Vitor Ivanoff*
Diz-se que o bastão de Esculápio e a serpente que o envolve, símbolos da medicina, representam um elo entre a doença e a cura. O mesmo veneno que pode matar o paciente, se bem dosado, é o antídoto que pode salvá-lo.
Na tentativa de salvar o país de uma das graves doenças que o acometem – os baixíssimos níveis de acesso ao saneamento (quase 100 milhões de brasileiros não têm acesso à coleta de esgoto) em um contexto de escassez de recursos por parte do Poder Público para financiar sozinho o acesso – o governo sancionou em julho de 2020 a lei 14.026, intitulada Novo Marco Legal do Saneamento e que hoje (15 de julho de 2022) completa dois anos.
Dentre as diversas inovações trazidas pelo novo marco, está a obrigatoriedade de universalização de 99% dos serviços de água e de 90% dos serviços de coleta e tratamento de esgoto até o ano de 2033.
Em paralelo, o novo marco também fez claros movimentos na direção da desestatização, incentivando a transferência a operadores privados da responsabilidade pela implementação da estrutura e prestação dos serviços mediante a cobrança de tarifas que remunerem o capital investido e os custos.
Se, por um lado, a instituição de metas é um vetor de contribuição para a tão necessária universalização dos serviços de saneamento do país, o estabelecimento de metas com prazos fixos e sem qualquer consideração pela realidade e desafios de cada município pode também contribuir para o sentido oposto, tornando a universalização um caminho cada vez mais difícil de ser percorrido, especialmente sob o ponto de vista da viabilidade econômico-financeira dos projetos.
Isso ocorre porque a cada ano transcorrido após a publicação do novo marco, o prazo para que se atinja a universalização é, por definição menor, forçando o operador a antecipar cada vez mais investimentos que, especialmente em relação aos sistemas de esgotamento, costumam ser deficitários.

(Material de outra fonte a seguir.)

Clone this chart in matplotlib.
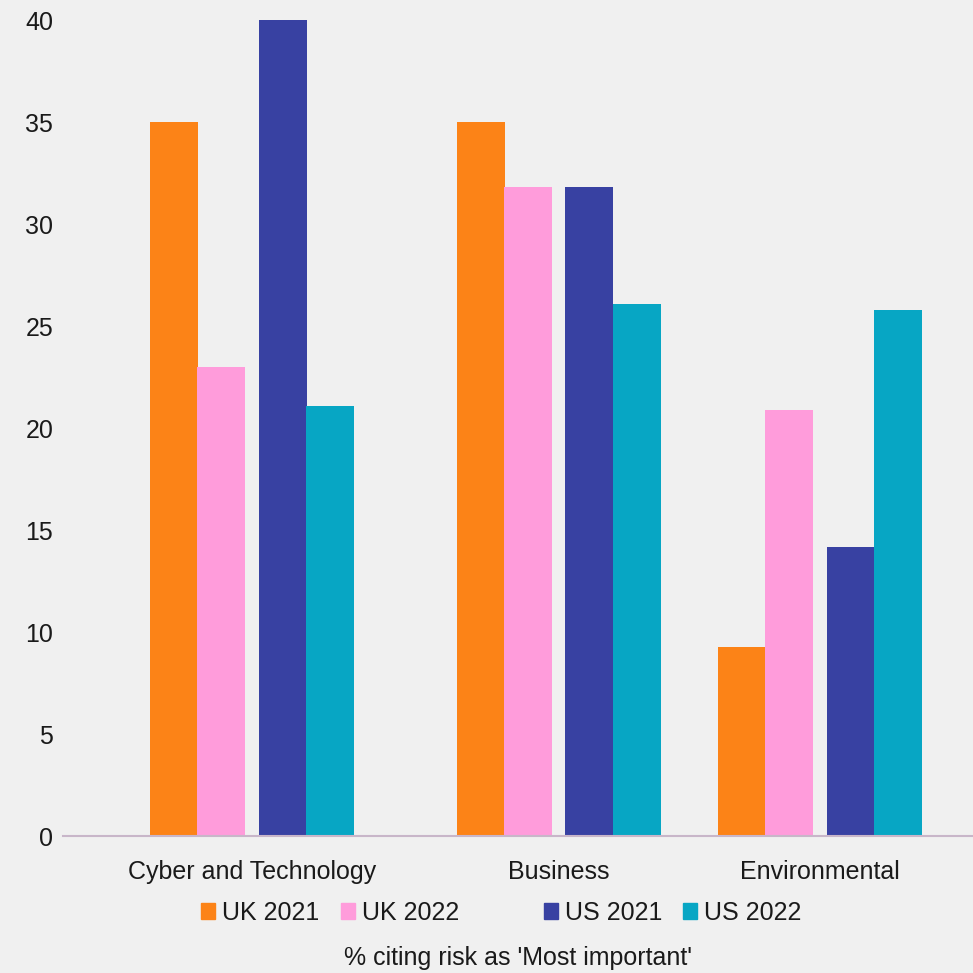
import numpy as np
import matplotlib.pyplot as plt
from matplotlib.patches import Patch

plt.rcParams['font.family'] = ['Liberation Sans', 'DejaVu Sans']

categories = ['Cyber and Technology', 'Business', 'Environmental']
series = ['UK 2021', 'UK 2022', 'US 2021', 'US 2022']
uk_2021 = [35.0, 35.0, 9.3]
uk_2022 = [23.0, 31.8, 20.9]
us_2021 = [40.0, 31.8, 14.2]
us_2022 = [21.1, 26.1, 25.8]
y_ticks = [0, 5, 10, 15, 20, 25, 30, 35, 40]
x_title = "% citing risk as 'Most important'"

colors = ['#FC8317', '#FF9CDB', '#3841A2', '#07A6C4']
# group layout (groups are not evenly spaced in the original)
group_x = np.array([0.0, 1.0, 1.852])
offsets = [-0.2545, -0.0995, 0.101, 0.256]
width = 0.1566
bg = '#f0f0f0'
txt = '#1a1a1a'
fs = 18

fig = plt.figure(figsize=(9.73, 9.73), dpi=100, facecolor=bg)
ax = fig.add_axes([0.0647, 0.1403, 0.9353, 0.8391], facecolor=bg)

for vals, off, c in zip([uk_2021, uk_2022, us_2021, us_2022], offsets, colors):
    ax.bar(group_x + off, vals, width=width, color=c, linewidth=0)

ax.set_xlim(-0.6166, 2.352)
ax.set_ylim(0, 40)
ax.set_yticks(y_ticks)
ax.set_xticks(group_x)
ax.set_xticklabels(categories)
ax.tick_params(axis='both', length=0, labelsize=fs, labelcolor=txt)
ax.tick_params(axis='x', pad=17)
ax.tick_params(axis='y', pad=7)
for s in ['top', 'right', 'left']:
    ax.spines[s].set_visible(False)
ax.spines['bottom'].set_color('#c8b6c9')
ax.spines['bottom'].set_linewidth(1.5)

handles = [Patch(color=colors[0]), Patch(color=colors[1]),
           Patch(color='none'), Patch(color=colors[2]), Patch(color=colors[3])]
labels = [series[0], series[1], '   ', series[2], series[3]]
leg = ax.legend(handles, labels, loc='center', bbox_to_anchor=(0.482, -0.0935),
                ncol=5, frameon=False, fontsize=fs, handlelength=0.56,
                handleheight=0.55, handletextpad=0.28, columnspacing=0.85,
                borderaxespad=0)
for t in leg.get_texts():
    t.set_color(txt)

fig.text(0.532, 0.0154, x_title, fontsize=fs, color=txt, ha='center', va='center')

fig.savefig('out.png', dpi=100, facecolor=bg)
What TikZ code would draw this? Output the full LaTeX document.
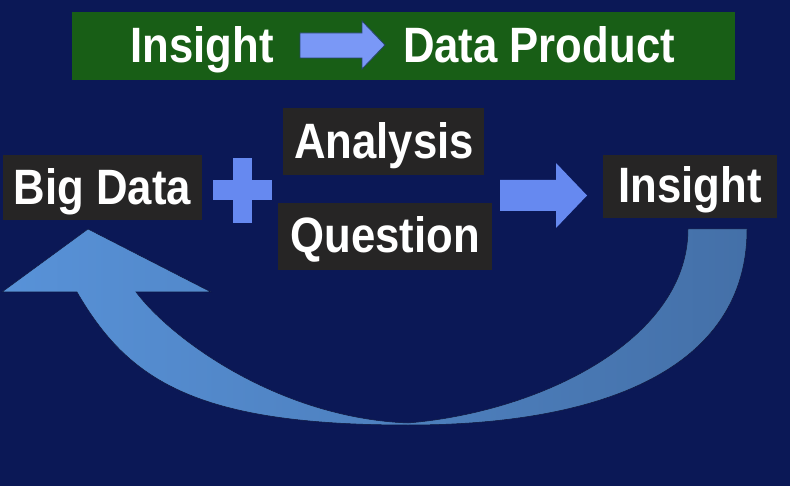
\documentclass[tikz,border=0pt]{standalone}
\usepackage{graphicx}
\usepackage{fontspec}
\setmainfont{Liberation Sans}
\definecolor{bgnavy}{RGB}{11,24,86}
\definecolor{bannergreen}{RGB}{24,94,22}
\definecolor{boxgray}{RGB}{38,37,37}
\definecolor{arrowblue}{RGB}{102,137,240}
\definecolor{bannerarrow}{RGB}{122,152,246}
\definecolor{curveleft}{RGB}{88,146,216}
\definecolor{curveright}{RGB}{68,112,168}
\definecolor{curveedge}{RGB}{14,22,60}
\newcommand\talltxt[1]{\scalebox{0.95}[1.08]{#1}}
\begin{document}
\begin{tikzpicture}[x=1pt,y=-1pt,
  box/.style={fill=boxgray, inner sep=0pt},
  lbl/.style={text=white, font=\fontsize{46}{46}\selectfont\bfseries, anchor=base, inner sep=0pt},
  blockarrow/.style={fill=arrowblue}]
\fill[bgnavy] (0,0) rectangle (790,486);
\useasboundingbox (0,0) rectangle (790,486);

% banner
\node[fill=bannergreen, minimum width=663pt, minimum height=68pt, inner sep=0pt] (banner) at (403.5,46) {};
\node[lbl] (binsight) at (202,63) {\talltxt{Insight}};
\node[lbl] (bproduct) at (539,63) {\talltxt{Data Product}};
\fill[bannerarrow, draw={rgb,255:red,40;green,70;blue,110}, line width=0.8pt]
  (300,33) -- (362,33) -- (362,21) -- (385,45) -- (362,69) -- (362,58) -- (300,58) -- cycle;

% boxes
\node[box, minimum width=199pt, minimum height=65pt] (bigbox) at (102.5,187.5) {};
\node[lbl] (bigdata) at (102.5,205) {\talltxt{Big Data}};
\node[box, minimum width=201pt, minimum height=67pt] (anbox) at (383.5,141.5) {};
\node[lbl] (analysis) at (384,159) {\talltxt{Analysis}};
\node[box, minimum width=214pt, minimum height=67pt] (qbox) at (385,236.5) {};
\node[lbl] (question) at (385,253) {\talltxt{Question}};
\node[box, minimum width=174pt, minimum height=63pt] (inbox) at (690,186.5) {};
\node[lbl] (insight) at (690,203) {\talltxt{Insight}};

% plus
\fill[blockarrow] (233,158) rectangle (252,223);
\fill[blockarrow] (213,180) rectangle (272,200);

% right arrow
\fill[blockarrow] (500,180) -- (556,180) -- (556,163) -- (587,195.5) -- (556,228) -- (556,211) -- (500,211) -- cycle;

% curved feedback arrow
\shade[left color=curveleft, right color=curveright, draw=curveedge, line width=0.5pt]
  (88,229) -- (211,292) -- (136,292)
  .. controls (172,340) and (280,418) .. (408,423)
  .. controls (540,412) and (688,340) .. (688,229)
  -- (747,229)
  .. controls (747,370) and (600,425) .. (408,425)
  .. controls (195,425) and (128,380) .. (77,292)
  -- (2,292) -- cycle;
\end{tikzpicture}
\end{document}
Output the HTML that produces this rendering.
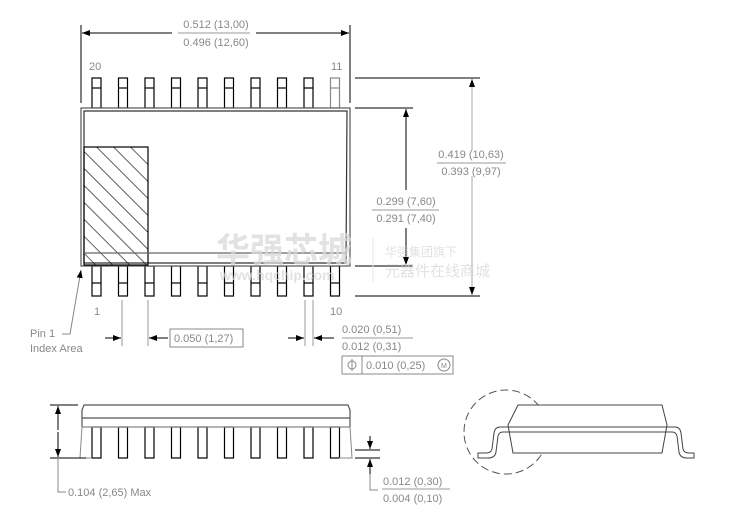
<!DOCTYPE html>
<html><head><style>body{margin:0;background:#fff}svg{display:block}</style></head><body>
<svg width="730" height="519" xmlns="http://www.w3.org/2000/svg" font-family="Liberation Sans, sans-serif">
<defs>
<marker id="a" markerWidth="8" markerHeight="6" refX="8" refY="3" orient="auto" markerUnits="userSpaceOnUse"><path d="M0,0L8,3L0,6Z" fill="#000"/></marker>
<pattern id="h" width="12" height="12" patternUnits="userSpaceOnUse" patternTransform="rotate(-45)"><line x1="0" y1="0" x2="0" y2="12" stroke="#000" stroke-width="1.2"/></pattern>
</defs>
<g stroke="#000" fill="none" stroke-width="1.2">
<!-- top pins -->
<g id="tp">
<rect x="92" y="78" width="9" height="30" fill="#fff"/><line x1="92" y1="88" x2="101" y2="88"/>
</g>
<use href="#tp" x="26.5"/><use href="#tp" x="53"/><use href="#tp" x="79.5"/><use href="#tp" x="106"/><use href="#tp" x="132.5"/><use href="#tp" x="159"/><use href="#tp" x="185.5"/><use href="#tp" x="212"/><use href="#tp" x="238.5" stroke="#888"/>
<g id="bp">
<rect x="92" y="266" width="9" height="30" fill="#fff"/><line x1="92" y1="283" x2="101" y2="283"/>
</g>
<use href="#bp" x="26.5"/><use href="#bp" x="53"/><use href="#bp" x="79.5"/><use href="#bp" x="106"/><use href="#bp" x="132.5"/><use href="#bp" x="159"/><use href="#bp" x="185.5"/><use href="#bp" x="212"/><use href="#bp" x="238.5"/>
<!-- body -->
<rect x="81" y="108" width="269" height="158" fill="#fff" stroke="#555"/>
<polygon points="84,111 347,111 346,263 84,263" stroke="#333"/>
<rect x="84" y="147" width="64" height="118" fill="url(#h)" stroke="#000"/>
<line x1="84" y1="253" x2="347" y2="253" stroke="#666"/>
<!-- top dim -->
<line x1="81" y1="25" x2="81" y2="103" stroke-width="1"/>
<line x1="350" y1="25" x2="350" y2="103" stroke-width="1"/>
<line x1="172" y1="33" x2="82" y2="33" marker-end="url(#a)" stroke-width="1"/>
<line x1="256" y1="33" x2="349" y2="33" marker-end="url(#a)" stroke-width="1"/>
<line x1="178" y1="33" x2="250" y2="33" stroke="#999" stroke-width="1"/>
<!-- right dims -->
<line x1="355" y1="78" x2="480" y2="78" stroke-width="1"/>
<line x1="355" y1="296" x2="480" y2="296" stroke-width="1"/>
<line x1="355" y1="108" x2="413" y2="108" stroke-width="1"/>
<line x1="355" y1="266" x2="413" y2="266" stroke-width="1"/>
<line x1="472" y1="150" x2="472" y2="79" marker-end="url(#a)" stroke="#aaa" stroke-width="1"/>
<line x1="472" y1="176" x2="472" y2="295" marker-end="url(#a)" stroke="#aaa" stroke-width="1"/>
<line x1="406" y1="190" x2="406" y2="109" marker-end="url(#a)" stroke-width="1"/>
<line x1="406" y1="228" x2="406" y2="265" marker-end="url(#a)" stroke-width="1"/>
<line x1="437" y1="163" x2="506" y2="163" stroke="#999" stroke-width="1"/>
<line x1="372" y1="210" x2="439" y2="210" stroke="#999" stroke-width="1"/>
<!-- bottom pitch dims -->
<g stroke="#999" stroke-width="1">
<line x1="122" y1="300" x2="122" y2="346"/><line x1="148" y1="300" x2="148" y2="346"/>
<line x1="305" y1="300" x2="305" y2="346"/><line x1="313" y1="300" x2="313" y2="346"/>
<line x1="342" y1="338" x2="413" y2="338"/>
</g>
<line x1="105" y1="338" x2="121" y2="338" marker-end="url(#a)" stroke-width="1"/>
<line x1="168" y1="338" x2="149" y2="338" marker-end="url(#a)" stroke-width="1"/>
<line x1="288" y1="338" x2="304" y2="338" marker-end="url(#a)" stroke-width="1"/>
<line x1="334" y1="338" x2="314" y2="338" marker-end="url(#a)" stroke-width="1"/>
<rect x="170" y="329" width="73" height="18" stroke="#888" stroke-width="1"/>
<rect x="342" y="356" width="111" height="18" stroke="#888" stroke-width="1"/>
<line x1="362" y1="356" x2="362" y2="374" stroke="#888" stroke-width="1"/>
<circle cx="352" cy="365" r="4" stroke="#888" stroke-width="1"/><line x1="352" y1="359" x2="352" y2="371" stroke="#888" stroke-width="1"/>
<circle cx="444" cy="365" r="6" stroke="#888" stroke-width="1"/>
<!-- pin1 leader -->
<polyline points="62,334 70,334 81,270" stroke="#888" stroke-width="1" marker-end="url(#a)"/>
<!-- side view -->
<g id="sp"><rect x="92" y="427" width="9" height="31" fill="#fff"/></g>
<use href="#sp" x="26.5"/><use href="#sp" x="53"/><use href="#sp" x="79.5"/><use href="#sp" x="106"/><use href="#sp" x="132.5"/><use href="#sp" x="159"/><use href="#sp" x="185.5"/><use href="#sp" x="212"/><use href="#sp" x="238.5"/>
<polyline points="82,427 82,410 84,405 348,405 350,410 350,427" stroke="#555"/>
<line x1="82" y1="418" x2="350" y2="418" stroke="#555"/>
<line x1="82" y1="427" x2="350" y2="427" stroke="#888"/>
<polyline points="82,427 80,458 92,458" stroke="#888" stroke-width="1"/>
<polyline points="350,427 352,458 339,458" stroke="#888" stroke-width="1"/>
<line x1="50" y1="405" x2="78" y2="405" stroke-width="1"/>
<line x1="50" y1="458" x2="86" y2="458" stroke-width="1"/>
<line x1="58" y1="430" x2="58" y2="406" marker-end="url(#a)" stroke-width="1"/>
<line x1="58" y1="432" x2="58" y2="457" marker-end="url(#a)" stroke-width="1"/>
<polyline points="58,458 58,492 66,492" stroke="#888" stroke-width="1"/>
<line x1="355" y1="450" x2="380" y2="450" stroke-width="1"/>
<line x1="355" y1="458" x2="380" y2="458" stroke-width="1"/>
<line x1="370" y1="436" x2="370" y2="449" marker-end="url(#a)" stroke-width="1"/>
<line x1="370" y1="474" x2="370" y2="459" marker-end="url(#a)" stroke-width="1"/>
<polyline points="370,474 370,490 378,490" stroke="#888" stroke-width="1"/>
<line x1="382" y1="489" x2="450" y2="489" stroke="#999" stroke-width="1"/>
<!-- detail view -->
<circle cx="506" cy="432" r="42" stroke="#555" stroke-width="1" stroke-dasharray="8,4"/>
<polygon points="518,405 662,405 667,425 662,453 513,453 508,425" fill="#fff" stroke="#444" stroke-width="1"/>
<path d="M508,427 L500,427 Q495,427 494,433 L492,449 Q491,453 486,453 L478,453 L478,458 L488,458 Q495,458 496,452 L498,436 Q499,432 503,432 L508,432" stroke="#444" stroke-width="1"/>
<path d="M667,427 L675,427 Q680,427 681,433 L683,449 Q684,453 689,453 L694,453 L694,458 L687,458 Q680,458 679,452 L677,436 Q676,432 672,432 L667,432" stroke="#444" stroke-width="1"/>
<line x1="508" y1="427" x2="667" y2="427" stroke="#444" stroke-width="1"/>
<line x1="508" y1="432" x2="667" y2="432" stroke="#444" stroke-width="1"/>
</g>
<!-- watermark -->
<g fill="#d8d8d8" fill-opacity="0.75">
<text x="216" y="262" font-size="34" font-weight="bold" font-family="Noto Sans CJK SC, WenQuanYi Zen Hei, sans-serif">华强芯城</text>
<text x="220" y="280" font-size="14" font-weight="bold">www.hqchip.com</text>
<text x="385" y="256" font-size="12" font-family="Noto Sans CJK SC, sans-serif">华强集团旗下</text>
<text x="385" y="276" font-size="15" font-family="Noto Sans CJK SC, sans-serif">元器件在线商城</text>
</g>
<line x1="373" y1="238" x2="373" y2="282" stroke="#e4e4e4"/>
<g fill="#888" font-size="11">
<text x="216" y="28" text-anchor="middle">0.512  (13,00)</text>
<text x="216" y="46" text-anchor="middle">0.496  (12,60)</text>
<text x="89" y="70">20</text><text x="331" y="70">11</text>
<text x="94" y="315">1</text><text x="330" y="315">10</text>
<text x="471" y="158" text-anchor="middle">0.419  (10,63)</text>
<text x="471" y="175" text-anchor="middle">0.393  (9,97)</text>
<text x="406" y="205" text-anchor="middle">0.299  (7,60)</text>
<text x="406" y="222" text-anchor="middle">0.291  (7,40)</text>
<text x="174" y="342">0.050  (1,27)</text>
<text x="342" y="333">0.020  (0,51)</text>
<text x="342" y="350">0.012  (0,31)</text>
<text x="366" y="369">0.010  (0,25)</text>
<text x="441" y="368" font-size="7">M</text>
<text x="30" y="337">Pin 1</text>
<text x="30" y="352">Index  Area</text>
<text x="68" y="496">0.104  (2,65)  Max</text>
<text x="383" y="485">0.012  (0,30)</text>
<text x="383" y="502">0.004  (0,10)</text>
</g>
</svg>
</body></html>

Os efeitos práticos da antecipação de investimentos que não possuam como contrapartida um aumento de receita equivalente acabam sendo inevitavelmente a prática de tarifas mais elevadas de modo a remunerar o capital investido, o que pode comprometer seriamente o princípio da modicidade tarifária ou, até mesmo, a viabilidade de todo o projeto.
Estudos realizados pela Terrafirma com base em projetos de concessão de saneamento estruturados recentemente indicam que para cada ano a menos que se tenha para se atingir a universalização é necessário um incremento de tarifa de cerca de 3%, uma vez que o prazo para implementação das obras é menor. Na prática, concessões estruturadas a partir de agora tendem a apontar cada vez mais para a necessidade de PPPs (parcerias público-privadas) – que exigem aportes do Poder Público de modo a garantir a viabilidade dos projetos – um tema bastante sensível, especialmente para municípios menores e mais carentes, justamente os municípios mais defasados em relação ao saneamento. Em outras palavras, as metas tendem a se tornar inatingíveis com o passar do tempo.
Se para um município que já possui 80% de cobertura, dez anos é certamente um prazo muito alongado, para municípios que não possuem qualquer estrutura de coleta e tratamento (e vale lembrar que 40% dos municípios do país se encontram nessa situação), os mesmos dez anos representam uma obrigação quase inexequível. Ao final, em um cenário de restrições fiscais e de falta de investimentos por parte dos governos federal e estaduais, permitir que projetos de universalização sejam viáveis apenas nas regiões e nos municípios com maiores índices de coleta e tratamento pode acabar por intensificar ainda mais as desigualdades de acesso ao saneamento no país.
Neste sentido, metas que considerassem, ainda que de forma genérica, as lacunas e desafios de cada município – por exemplo, uma meta que estipulasse um incremento de 5% da cobertura de esgoto por ano, até que se atinja a universalização – poderiam ter, além de maior aderência à realidade, melhores resultados práticos.
Para dificultar o cenário, é bastante provável que em um período não muito distante já se comece a discutir uma nova revisão dos prazos, colocando ainda mais incertezas sobre já atrasado processo de universalização do saneamento.
Ao impor metas que rapidamente se tornam inatingíveis, corre-se o risco de fomentar, ainda que involuntariamente, um ambiente de descrença com a regulamentação atual. Os agentes passam a postergar projetos e investimentos, à espera de uma nova revisão do marco, no lugar de se lançar em empreendimentos de difícil viabilidade, o que acaba por colocar todo o setor em compasso de espera.
É necessário cautela e boas doses de realismo para que, tal qual o veneno da serpente, o novo marco possa contribuir para salvar o paciente, e não o matar.